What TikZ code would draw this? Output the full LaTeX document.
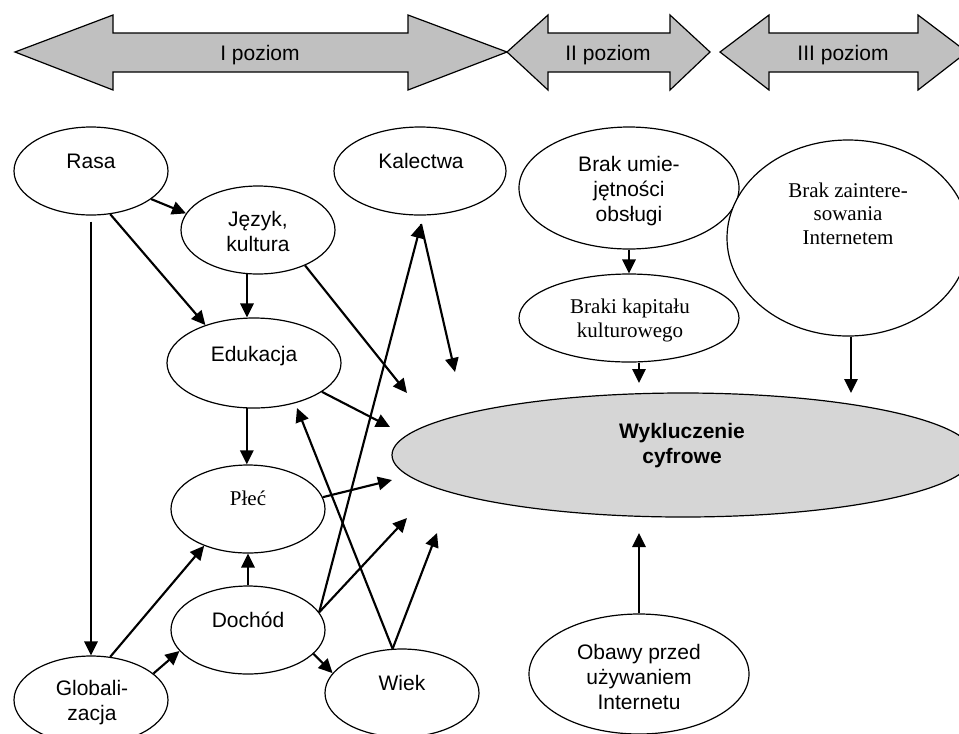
\documentclass[tikz,border=0pt]{standalone}
\usepackage{fontspec}
\setmainfont{Liberation Serif}
\setsansfont{Liberation Sans}
\usetikzlibrary{shapes.geometric,arrows.meta}
\definecolor{bandgray}{RGB}{192,192,192}
\definecolor{wykgray}{RGB}{214,214,214}
\begin{document}
\begin{tikzpicture}[x=0.75pt,y=-0.75pt,
  ell/.style={draw,ellipse,inner sep=0pt,line width=0.9pt,fill=white},
  sanslbl/.style={font=\sffamily\fontsize{15.75}{18.5}\selectfont,align=center,inner sep=0pt,anchor=base},
  seriflbl/.style={font=\rmfamily\fontsize{15.75}{17.6}\selectfont,align=center,inner sep=0pt,anchor=base},
  band/.style={draw,line width=0.9pt,fill=bandgray,line join=miter},
  conn/.style={line width=1.6pt,-{Triangle[length=10.5pt,width=10pt]}},
]
\useasboundingbox (0,0) rectangle (959,733);

% level bands
\draw[band] (15,52) -- (113,15) -- (113,33) -- (408,33) -- (408,15) -- (507,52) -- (408,90) -- (408,72) -- (113,72) -- (113,90) -- cycle;
\draw[band] (507,52) -- (548,15) -- (548,33) -- (670,33) -- (670,15) -- (710,52) -- (670,90) -- (670,72) -- (548,72) -- (548,90) -- cycle;
\draw[band] (720,52) -- (769,15) -- (769,33) -- (918,33) -- (918,15) -- (967,52) -- (918,90) -- (918,72) -- (769,72) -- (769,90) -- cycle;
\node[sanslbl] (p1) at (260,60) {I poziom};
\node[sanslbl] (p2) at (608,60) {II poziom};
\node[sanslbl] (p3) at (843,60) {III poziom};

% ellipses
\node[ell,minimum width=115.5pt,minimum height=66pt] (rasa) at (91,171) {};
\node[ell,minimum width=115.5pt,minimum height=66pt] (jez) at (258,230) {};
\node[ell,minimum width=129pt,minimum height=66pt] (kal) at (420,171) {};
\node[ell,minimum width=130.5pt,minimum height=67.5pt] (edu) at (254,363) {};
\node[ell,minimum width=115.5pt,minimum height=66pt] (plec) at (248,509) {};
\node[ell,minimum width=115.5pt,minimum height=66pt] (doch) at (248,630) {};
\node[ell,minimum width=115.5pt,minimum height=66pt] (glob) at (91,700) {};
\node[ell,minimum width=115.5pt,minimum height=66pt] (wiek) at (402,693) {};
\node[ell,minimum width=165pt,minimum height=91.5pt] (brak) at (629,188) {};
\node[ell,minimum width=165pt,minimum height=66pt] (kap) at (629,318) {};
\node[ell,minimum width=181.5pt,minimum height=147pt] (zain) at (848,238) {};
\node[ell,fill=wykgray,minimum width=436.5pt,minimum height=93pt] (wyk) at (683,455) {};
\node[ell,minimum width=165pt,minimum height=90pt] (obawy) at (639,674) {};

% texts (base = baseline of last line)
\node[sanslbl] (trasa) at (91,168) {Rasa};
\node[sanslbl] (tjez) at (258,251) {Język,\\kultura};
\node[sanslbl] (tkal) at (421,168) {Kalectwa};
\node[sanslbl] (tedu) at (254,361) {Edukacja};
\node[seriflbl] (tplec) at (248,505) {Płeć};
\node[sanslbl] (tdoch) at (248,627) {Dochód};
\node[sanslbl] (tglob) at (92,720) {Globali-\\zacja};
\node[sanslbl] (twiek) at (402,690) {Wiek};
\node[sanslbl] (tbrak) at (629,221) {Brak umie-\\jętności\\obsługi};
\node[seriflbl] (tkap) at (630,337) {Braki kapitału\\kulturowego};
\node[seriflbl] (tzain) at (848,244) {Brak zaintere-\\sowania\\Internetem};
\node[sanslbl,font=\sffamily\bfseries\fontsize{15.75}{18.5}\selectfont] (twyk) at (682,463) {Wykluczenie\\cyfrowe};
\node[sanslbl] (tobawy) at (639,709) {Obawy przed\\używaniem\\Internetu};

% free ends
\coordinate (k) at (421,224);
\coordinate (f5) at (407,393);
\coordinate (f6) at (455,372);
\coordinate (f7) at (390,427);
\coordinate (f9) at (297,408);
\coordinate (f10) at (392,480);
\coordinate (f11) at (407,518);
\coordinate (f12) at (437,533);
\coordinate (f18) at (639,383);
\coordinate (f19) at (851,393);
\coordinate (f20) at (639,533);

% connectors
\draw[conn] (rasa.-25) -- (jez.167);
\draw[conn] (rasa.-66) -- (edu.142);
\draw[conn,shorten <=4.5pt] (rasa.south) -- (glob.north);
\draw[conn] (jez.-104) -- (jez.-104 |- edu.north);
\draw[conn] (jez.-37) -- (f5);
\draw[conn] (doch.14) -- (k);
\draw[conn] (k) -- (f6);
\draw[conn] (edu.-23) -- (f7);
\draw[conn] (edu.-99) -- (edu.-99 |- plec.north);
\draw[conn] (wiek.102) -- (f9);
\draw[conn] (plec.9) -- (f10);
\draw[conn] (doch.14) -- (f11);
\draw[conn] (wiek.102) -- (f12);
\draw[conn] (doch.north) -- (plec.south);
\draw[conn] (glob.66) -- (plec.-140);
\draw[conn] (glob.23) -- (doch.-163);
\draw[conn] (doch.-20) -- (wiek.164);
\draw[conn] (brak.south) -- (kap.north);
\draw[conn] (kap.south -| f18) -- (f18);
\draw[conn] (zain.south -| f19) -- (f19);
\draw[conn] (obawy.north) -- (f20);
\end{tikzpicture}
\end{document}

▬▬▬▬▬▬

### Task instructions
Working from the lines above, reproduce the material exactly and exclude its pictures.

### Final result
What TikZ code would draw this? Output the full LaTeX document.
\documentclass[tikz,border=0pt]{standalone}
\usepackage{fontspec}
\setmainfont{Liberation Serif}
\setsansfont{Liberation Sans}
\usetikzlibrary{shapes.geometric,arrows.meta}
\definecolor{bandgray}{RGB}{192,192,192}
\definecolor{wykgray}{RGB}{214,214,214}
\begin{document}
\begin{tikzpicture}[x=0.75pt,y=-0.75pt,
  ell/.style={draw,ellipse,inner sep=0pt,line width=0.9pt,fill=white},
  sanslbl/.style={font=\sffamily\fontsize{15.75}{18.5}\selectfont,align=center,inner sep=0pt,anchor=base},
  seriflbl/.style={font=\rmfamily\fontsize{15.75}{17.6}\selectfont,align=center,inner sep=0pt,anchor=base},
  band/.style={draw,line width=0.9pt,fill=bandgray,line join=miter},
  conn/.style={line width=1.6pt,-{Triangle[length=10.5pt,width=10pt]}},
]
\useasboundingbox (0,0) rectangle (959,733);

% level bands
\draw[band] (15,52) -- (113,15) -- (113,33) -- (408,33) -- (408,15) -- (507,52) -- (408,90) -- (408,72) -- (113,72) -- (113,90) -- cycle;
\draw[band] (507,52) -- (548,15) -- (548,33) -- (670,33) -- (670,15) -- (710,52) -- (670,90) -- (670,72) -- (548,72) -- (548,90) -- cycle;
\draw[band] (720,52) -- (769,15) -- (769,33) -- (918,33) -- (918,15) -- (967,52) -- (918,90) -- (918,72) -- (769,72) -- (769,90) -- cycle;
\node[sanslbl] (p1) at (260,60) {I poziom};
\node[sanslbl] (p2) at (608,60) {II poziom};
\node[sanslbl] (p3) at (843,60) {III poziom};

% ellipses
\node[ell,minimum width=115.5pt,minimum height=66pt] (rasa) at (91,171) {};
\node[ell,minimum width=115.5pt,minimum height=66pt] (jez) at (258,230) {};
\node[ell,minimum width=129pt,minimum height=66pt] (kal) at (420,171) {};
\node[ell,minimum width=130.5pt,minimum height=67.5pt] (edu) at (254,363) {};
\node[ell,minimum width=115.5pt,minimum height=66pt] (plec) at (248,509) {};
\node[ell,minimum width=115.5pt,minimum height=66pt] (doch) at (248,630) {};
\node[ell,minimum width=115.5pt,minimum height=66pt] (glob) at (91,700) {};
\node[ell,minimum width=115.5pt,minimum height=66pt] (wiek) at (402,693) {};
\node[ell,minimum width=165pt,minimum height=91.5pt] (brak) at (629,188) {};
\node[ell,minimum width=165pt,minimum height=66pt] (kap) at (629,318) {};
\node[ell,minimum width=181.5pt,minimum height=147pt] (zain) at (848,238) {};
\node[ell,fill=wykgray,minimum width=436.5pt,minimum height=93pt] (wyk) at (683,455) {};
\node[ell,minimum width=165pt,minimum height=90pt] (obawy) at (639,674) {};

% texts (base = baseline of last line)
\node[sanslbl] (trasa) at (91,168) {Rasa};
\node[sanslbl] (tjez) at (258,251) {Język,\\kultura};
\node[sanslbl] (tkal) at (421,168) {Kalectwa};
\node[sanslbl] (tedu) at (254,361) {Edukacja};
\node[seriflbl] (tplec) at (248,505) {Płeć};
\node[sanslbl] (tdoch) at (248,627) {Dochód};
\node[sanslbl] (tglob) at (92,720) {Globali-\\zacja};
\node[sanslbl] (twiek) at (402,690) {Wiek};
\node[sanslbl] (tbrak) at (629,221) {Brak umie-\\jętności\\obsługi};
\node[seriflbl] (tkap) at (630,337) {Braki kapitału\\kulturowego};
\node[seriflbl] (tzain) at (848,244) {Brak zaintere-\\sowania\\Internetem};
\node[sanslbl,font=\sffamily\bfseries\fontsize{15.75}{18.5}\selectfont] (twyk) at (682,463) {Wykluczenie\\cyfrowe};
\node[sanslbl] (tobawy) at (639,709) {Obawy przed\\używaniem\\Internetu};

% free ends
\coordinate (k) at (421,224);
\coordinate (f5) at (407,393);
\coordinate (f6) at (455,372);
\coordinate (f7) at (390,427);
\coordinate (f9) at (297,408);
\coordinate (f10) at (392,480);
\coordinate (f11) at (407,518);
\coordinate (f12) at (437,533);
\coordinate (f18) at (639,383);
\coordinate (f19) at (851,393);
\coordinate (f20) at (639,533);

% connectors
\draw[conn] (rasa.-25) -- (jez.167);
\draw[conn] (rasa.-66) -- (edu.142);
\draw[conn,shorten <=4.5pt] (rasa.south) -- (glob.north);
\draw[conn] (jez.-104) -- (jez.-104 |- edu.north);
\draw[conn] (jez.-37) -- (f5);
\draw[conn] (doch.14) -- (k);
\draw[conn] (k) -- (f6);
\draw[conn] (edu.-23) -- (f7);
\draw[conn] (edu.-99) -- (edu.-99 |- plec.north);
\draw[conn] (wiek.102) -- (f9);
\draw[conn] (plec.9) -- (f10);
\draw[conn] (doch.14) -- (f11);
\draw[conn] (wiek.102) -- (f12);
\draw[conn] (doch.north) -- (plec.south);
\draw[conn] (glob.66) -- (plec.-140);
\draw[conn] (glob.23) -- (doch.-163);
\draw[conn] (doch.-20) -- (wiek.164);
\draw[conn] (brak.south) -- (kap.north);
\draw[conn] (kap.south -| f18) -- (f18);
\draw[conn] (zain.south -| f19) -- (f19);
\draw[conn] (obawy.north) -- (f20);
\end{tikzpicture}
\end{document}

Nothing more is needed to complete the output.